Etant elle-même "autre",
la prospective trouve difficilement sa place dans notre
univers mental, qui reste organisé de façon
traditionnelle en référence à des disciplines,
alors qu'elle est une indiscipline (cf. M. Godet)
et qu'elle se veut pluridisciplinaire et transdisciplinaire
Pour ne rien simplifier, elle s'inscrit dans un des champs
de la connaissance et de l'action, celui du savoir-voir,
souvent mal pris en compte faute d'être reconnu comme
une catégorie à part entière. Pour
réparer cette grave injustice, le schéma ci-dessous
lui restitue ses titres de noblesse.
|
On peut organiser ces champs autour de
deux axes : l'un, vertical, allant du conceptuel à
l'opérationnel, de la théorie à la
pratique ; l'autre, horizontal, allant de la certitude au
doute, de la connaissance réputée établie
à la mise en question. Les quatre champs ainsi découpés
sont ceux des langages (appris), des pratiques (exercées),
des relations (en face ou avec) et des visions (projections)
ou, plus simplement, du savoir, du savoir-faire, du savoir-
être et du savoir-voir.
Que ce soit dans le management ou la formation,
ce n'est que progressivement qu'on s'est ouvert à
la partie droite du schéma, c'est-à-dire surtout
au savoir-être - notamment avec l'essor du développement
personnel puis l'engouement pour certaines formes de coaching
- même s'il reste beaucoup à faire, notamment
en matière d'intelligence collective : processus
coopératifs, travail en réseau, relations
partenariales
Quant au savoir-voir, il reste le parent
pauvre, alors que c'est lui qui a vocation à donner
un sens à l'action : un sens "signification"
par la vision prospective (comprendre son environnement
actuel et futur, y situer ses propres champs des possibles)
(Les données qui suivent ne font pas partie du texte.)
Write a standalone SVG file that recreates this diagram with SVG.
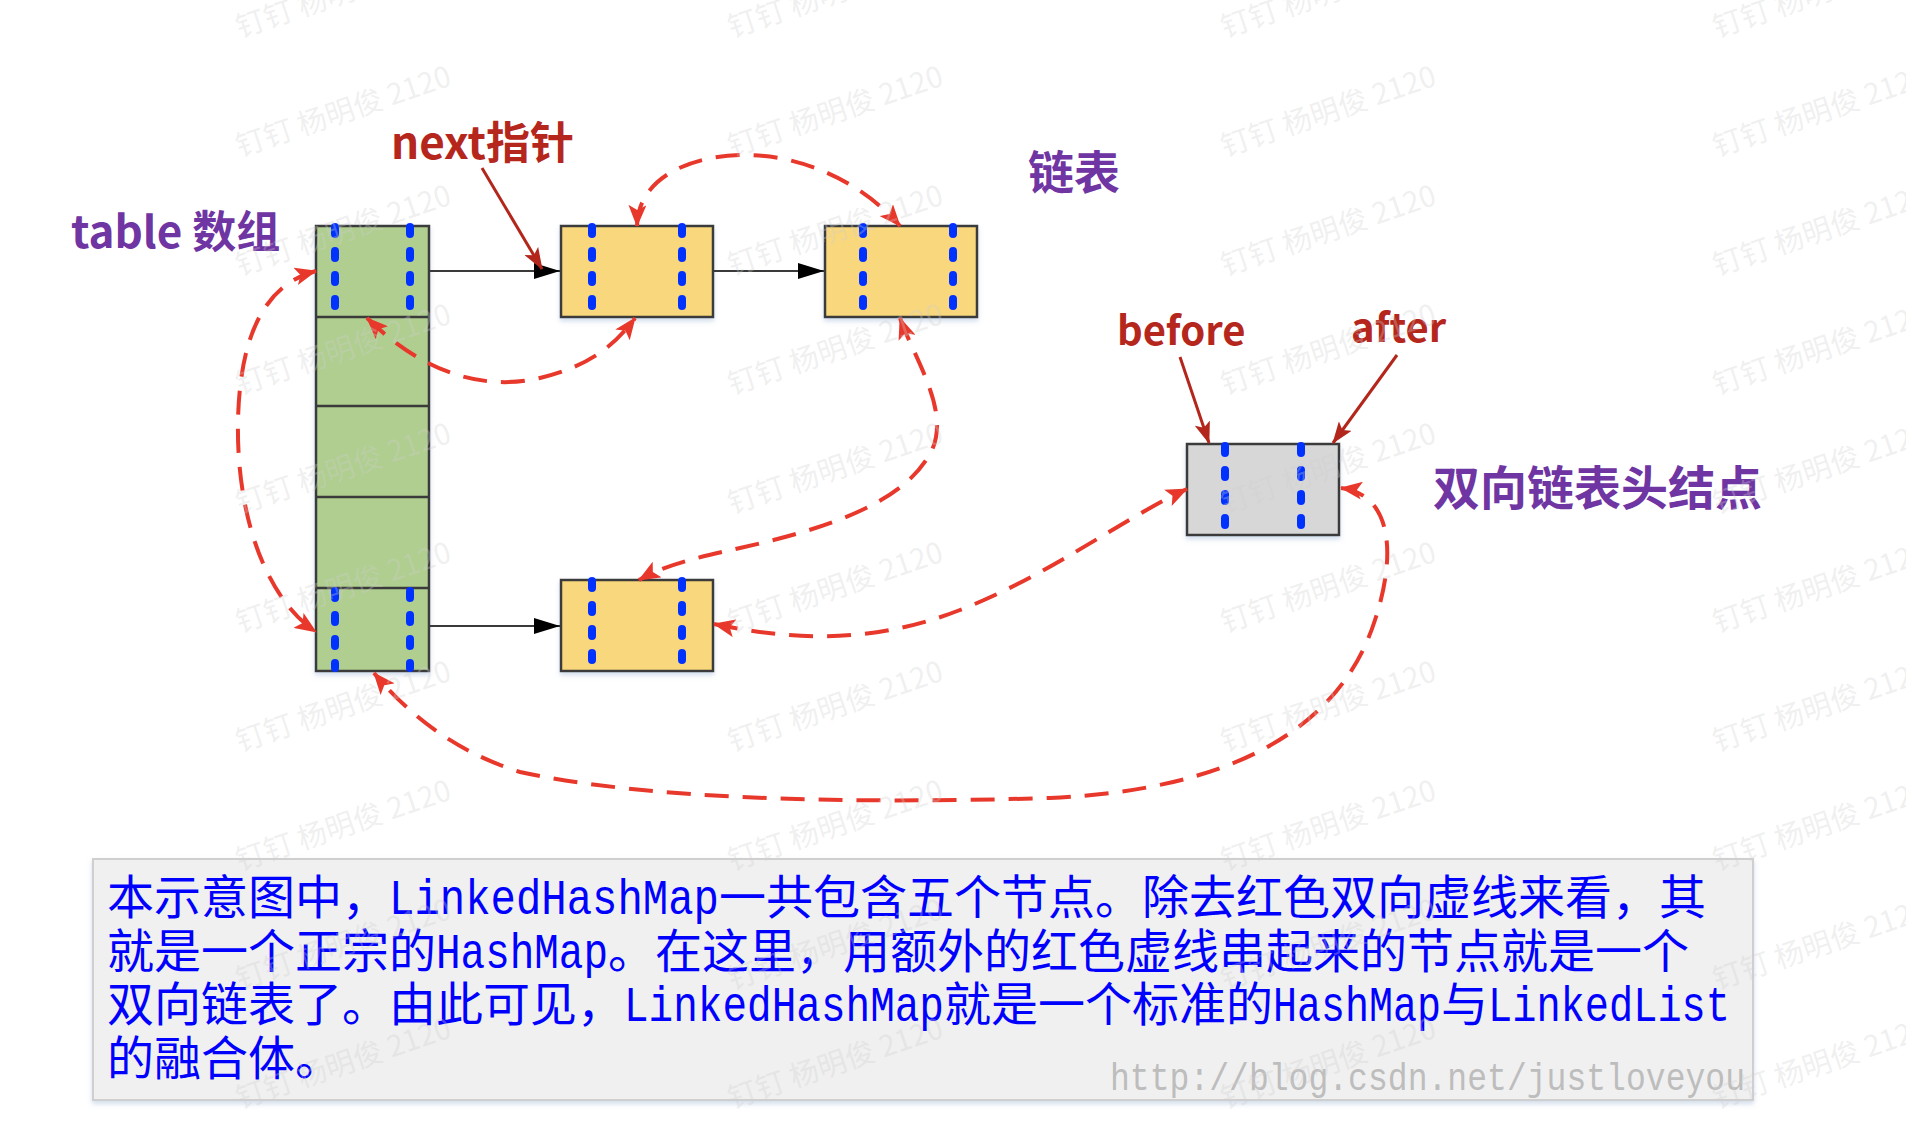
<svg xmlns="http://www.w3.org/2000/svg" xmlns:xlink="http://www.w3.org/1999/xlink" width="1906" height="1126" viewBox="0 0 1906 1126">
  <style>
    .cell { stroke: #3a3a3a; stroke-width: 2.5; }
    .green { fill: #afce8f; }
    .yellow { fill: #f9d77b; }
    .grey { fill: #d7d7d7; }
    .slot { stroke: #0630ff; stroke-width: 8; stroke-linecap: round; stroke-dasharray: 7 17; fill: none; }
    .next { stroke: #3a3a3a; stroke-width: 2; fill: none; marker-end: url(#arrowBlack); }
    .ptr { stroke: #b3261c; stroke-width: 3; fill: none; marker-end: url(#arrowPtr); }
    .link { stroke: #e8382b; stroke-width: 4; fill: none; stroke-dasharray: 24 14; marker-start: url(#arrowRed); marker-end: url(#arrowRed); }
    .lbl { font-family: "Noto Sans CJK SC", "Noto Sans", sans-serif; font-weight: bold; }
    .purple { fill: #6f35a3; }
    .dred { fill: #b5271d; }
    .note { font-family: "Noto Sans CJK SC", sans-serif; font-size: 47px; fill: #0000ff; }
    .mono { font-family: "Liberation Mono", monospace; font-size: 50px; fill: #0000ff; }
    .url { font-family: "Liberation Mono", monospace; font-size: 38px; fill: #bdbdbd; }
    .wm { font-family: "Noto Sans CJK SC", sans-serif; font-size: 29px; fill: #cfcfcf; fill-opacity: 0.32; }
  </style>
  <defs>
    <marker id="arrowBlack" viewBox="0 0 26 16" refX="26" refY="8" markerWidth="26" markerHeight="16" markerUnits="userSpaceOnUse" orient="auto">
      <path d="M0,0 L26,8 L0,16 z" fill="#000"/>
    </marker>
    <marker id="arrowRed" viewBox="0 0 22 18" refX="21" refY="9" markerWidth="22" markerHeight="18" markerUnits="userSpaceOnUse" orient="auto-start-reverse">
      <path d="M0,0 L22,9 L0,18 L5,9 z" fill="#e8382b"/>
    </marker>
    <marker id="arrowPtr" viewBox="0 0 22 16" refX="21" refY="8" markerWidth="22" markerHeight="16" markerUnits="userSpaceOnUse" orient="auto">
      <path d="M0,0 L22,8 L0,16 L5,8 z" fill="#b3261c"/>
    </marker>
    <filter id="shadow" x="-10%" y="-10%" width="120%" height="130%">
      <feDropShadow dx="0" dy="3" stdDeviation="2.5" flood-color="#7f9cc8" flood-opacity="0.35"/>
    </filter>
    <text id="wm" class="wm" textLength="225">钉钉 杨明俊 2120</text>
  </defs>

  <rect width="1906" height="1126" fill="#ffffff"/>

  <!-- hash table: five buckets, first and last hold entries -->
  <g id="table-array" filter="url(#shadow)">
    <rect class="cell green" x="316" y="226" width="113" height="445"/>
    <line class="cell" x1="316" y1="317" x2="429" y2="317"/>
    <line class="cell" x1="316" y1="406" x2="429" y2="406"/>
    <line class="cell" x1="316" y1="497" x2="429" y2="497"/>
    <line class="cell" x1="316" y1="588" x2="429" y2="588"/>
    <line class="slot" x1="335" y1="227" x2="335" y2="306"/>
    <line class="slot" x1="410" y1="227" x2="410" y2="306"/>
    <line class="slot" x1="335" y1="591" x2="335" y2="668"/>
    <line class="slot" x1="410" y1="591" x2="410" y2="668"/>
  </g>

  <g id="entry-1" filter="url(#shadow)">
    <rect class="cell yellow" x="561" y="226" width="152" height="91"/>
    <line class="slot" x1="592" y1="227" x2="592" y2="306"/>
    <line class="slot" x1="682" y1="227" x2="682" y2="306"/>
  </g>

  <g id="entry-2" filter="url(#shadow)">
    <rect class="cell yellow" x="825" y="226" width="152" height="91"/>
    <line class="slot" x1="863" y1="227" x2="863" y2="306"/>
    <line class="slot" x1="953" y1="227" x2="953" y2="306"/>
  </g>

  <g id="entry-3" filter="url(#shadow)">
    <rect class="cell yellow" x="561" y="580" width="152" height="91"/>
    <line class="slot" x1="592" y1="581" x2="592" y2="660"/>
    <line class="slot" x1="682" y1="581" x2="682" y2="660"/>
  </g>

  <g id="header-node" filter="url(#shadow)">
    <rect class="cell grey" x="1187" y="444" width="152" height="91"/>
    <line class="slot" x1="1225" y1="446" x2="1225" y2="525"/>
    <line class="slot" x1="1301" y1="446" x2="1301" y2="525"/>
  </g>

  <g id="connectors">
    <!-- next references (black) -->
    <line class="next" x1="429" y1="271" x2="560" y2="271"/>
    <line class="next" x1="713" y1="271" x2="824" y2="271"/>
    <line class="next" x1="429" y1="626" x2="560" y2="626"/>
    <!-- label pointers -->
    <line class="ptr" x1="482" y1="168" x2="542" y2="269"/>
    <line class="ptr" x1="1180" y1="357" x2="1209" y2="443"/>
    <line class="ptr" x1="1397" y1="355" x2="1333" y2="443"/>
    <!-- doubly linked before/after chain (red dashed) -->
    <path class="link" d="M316,271 C262,285 240,340 238,420 C236,520 268,600 316,632"/>
    <path class="link" d="M367,318 C420,370 480,392 540,378 C590,366 615,345 635,318"/>
    <path class="link" d="M637,226 C638,178 690,155 745,155 C800,155 860,180 900,226"/>
    <path class="link" d="M900,318 C915,360 950,410 932,450 C905,505 820,530 740,548 C695,558 665,565 639,580"/>
    <path class="link" d="M714,624 C790,640 870,645 960,610 C1050,575 1120,520 1187,489"/>
    <path class="link" d="M1341,488 C1395,495 1395,560 1375,620 C1340,730 1230,790 1050,798 C850,804 650,800 520,772 C450,750 405,710 374,673"/>
  </g>

  <g id="labels">
    <text class="lbl purple" x="71" y="248" font-size="44">table 数组</text>
    <text class="lbl dred" x="391" y="159" font-size="44">next指针</text>
    <text class="lbl purple" x="1028" y="189" font-size="46">链表</text>
    <text class="lbl dred" x="1117" y="345" font-size="40">before</text>
    <text class="lbl dred" x="1351" y="342" font-size="40">after</text>
    <text class="lbl purple" x="1433" y="505" font-size="47">双向链表头结点</text>
  </g>

  <g id="note">
    <rect x="93" y="859" width="1660" height="241" fill="#f0f0f0" stroke="#cfcfcf" stroke-width="2" filter="url(#shadow)"/>
    <text class="note" x="107" y="914">本示意图中，</text>
    <text class="mono" x="389" y="914" textLength="330" lengthAdjust="spacingAndGlyphs">LinkedHashMap</text>
    <text class="note" x="719" y="914">一共包含五个节点。除去红色双向虚线来看，其</text>

    <text class="note" x="107" y="968">就是一个正宗的</text>
    <text class="mono" x="436" y="968" textLength="172" lengthAdjust="spacingAndGlyphs">HashMap</text>
    <text class="note" x="608" y="968">。在这里，用额外的红色虚线串起来的节点就是一个</text>

    <text class="note" x="107" y="1021">双向链表了。由此可见，</text>
    <text class="mono" x="624" y="1021" textLength="320" lengthAdjust="spacingAndGlyphs">LinkedHashMap</text>
    <text class="note" x="944" y="1021">就是一个标准的</text>
    <text class="mono" x="1273" y="1021" textLength="168" lengthAdjust="spacingAndGlyphs">HashMap</text>
    <text class="note" x="1441" y="1021">与</text>
    <text class="mono" x="1488" y="1021" textLength="242" lengthAdjust="spacingAndGlyphs">LinkedList</text>

    <text class="note" x="107" y="1075">的融合体。</text>
    <text class="url" x="1110" y="1090" textLength="635" lengthAdjust="spacingAndGlyphs">http://blog.csdn.net/justloveyou</text>
  </g>

  <!-- tiled watermark over the whole sheet -->
  <g id="watermark">
    <use xlink:href="#wm" transform="translate(240,38) rotate(-18.7)"/>
    <use xlink:href="#wm" transform="translate(240,157) rotate(-18.7)"/>
    <use xlink:href="#wm" transform="translate(240,276) rotate(-18.7)"/>
    <use xlink:href="#wm" transform="translate(240,395) rotate(-18.7)"/>
    <use xlink:href="#wm" transform="translate(240,514) rotate(-18.7)"/>
    <use xlink:href="#wm" transform="translate(240,633) rotate(-18.7)"/>
    <use xlink:href="#wm" transform="translate(240,752) rotate(-18.7)"/>
    <use xlink:href="#wm" transform="translate(240,871) rotate(-18.7)"/>
    <use xlink:href="#wm" transform="translate(240,990) rotate(-18.7)"/>
    <use xlink:href="#wm" transform="translate(240,1109) rotate(-18.7)"/>
    <use xlink:href="#wm" transform="translate(732,38) rotate(-18.7)"/>
    <use xlink:href="#wm" transform="translate(732,157) rotate(-18.7)"/>
    <use xlink:href="#wm" transform="translate(732,276) rotate(-18.7)"/>
    <use xlink:href="#wm" transform="translate(732,395) rotate(-18.7)"/>
    <use xlink:href="#wm" transform="translate(732,514) rotate(-18.7)"/>
    <use xlink:href="#wm" transform="translate(732,633) rotate(-18.7)"/>
    <use xlink:href="#wm" transform="translate(732,752) rotate(-18.7)"/>
    <use xlink:href="#wm" transform="translate(732,871) rotate(-18.7)"/>
    <use xlink:href="#wm" transform="translate(732,990) rotate(-18.7)"/>
    <use xlink:href="#wm" transform="translate(732,1109) rotate(-18.7)"/>
    <use xlink:href="#wm" transform="translate(1225,38) rotate(-18.7)"/>
    <use xlink:href="#wm" transform="translate(1225,157) rotate(-18.7)"/>
    <use xlink:href="#wm" transform="translate(1225,276) rotate(-18.7)"/>
    <use xlink:href="#wm" transform="translate(1225,395) rotate(-18.7)"/>
    <use xlink:href="#wm" transform="translate(1225,514) rotate(-18.7)"/>
    <use xlink:href="#wm" transform="translate(1225,633) rotate(-18.7)"/>
    <use xlink:href="#wm" transform="translate(1225,752) rotate(-18.7)"/>
    <use xlink:href="#wm" transform="translate(1225,871) rotate(-18.7)"/>
    <use xlink:href="#wm" transform="translate(1225,990) rotate(-18.7)"/>
    <use xlink:href="#wm" transform="translate(1225,1109) rotate(-18.7)"/>
    <use xlink:href="#wm" transform="translate(1717,38) rotate(-18.7)"/>
    <use xlink:href="#wm" transform="translate(1717,157) rotate(-18.7)"/>
    <use xlink:href="#wm" transform="translate(1717,276) rotate(-18.7)"/>
    <use xlink:href="#wm" transform="translate(1717,395) rotate(-18.7)"/>
    <use xlink:href="#wm" transform="translate(1717,514) rotate(-18.7)"/>
    <use xlink:href="#wm" transform="translate(1717,633) rotate(-18.7)"/>
    <use xlink:href="#wm" transform="translate(1717,752) rotate(-18.7)"/>
    <use xlink:href="#wm" transform="translate(1717,871) rotate(-18.7)"/>
    <use xlink:href="#wm" transform="translate(1717,990) rotate(-18.7)"/>
    <use xlink:href="#wm" transform="translate(1717,1109) rotate(-18.7)"/>
  </g>
</svg>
et un sens "direction" par la vision stratégique
(se donner les moyens d'atteindre les positions visées,
de suivre les trajectoires choisies).
Centrée sur la vision prospective,
avec de larges incursions du côté de la vision
stratégique et de l'intelligence collective, la démarche
prospective est dans cette zone qui, à la charnière
du savoir-voir et du savoir-être, reste encore trop
négligée alors qu'elle répond à
de réels besoins : besoin de visibilité dans
les turbulences actuelles, mais aussi besoin de cadrage
de l'action d'un nombre considérablement accru de
managers, avec le passage du management prescrit au management
situationnel.
 |
Dans un univers complexe, mouvant, ouvert,
le savoir-faire est-il concevable sans de solides savoir-voir
et savoir-être ? De même que la stratégie
n'est plus l'apanage des stratèges, la prospective
n'est plus le domaine réservé des prospectivistes,
car l'une et l'autre doivent être déployées
à tous les niveaux de l'entreprise. Alors, à
l'instar du "Hâtons-nous de rendre la philosophie
populaire !" de Diderot, clamons bien fort : "Hâtons-nous
de rendre la prospective populaire !" Le parallèle
pourrait d'ailleurs être prolongé, si l'on
considère que la démarche prospective est
pour les institutions ce que la démarche philosophique
a été pour les individus*
* Ce parallèle n'est
établi ici qu'au plan de la démarche, car en
termes de contenus, on peut au contraire considérer
que la prospective - pour qui l'avenir est domaine de liberté,
de pouvoir et de volonté - s'oppose à certaines
philosophies déterministes reposant sur l'idée
d'un système dont l'homme ne serait qu'un sujet (cf.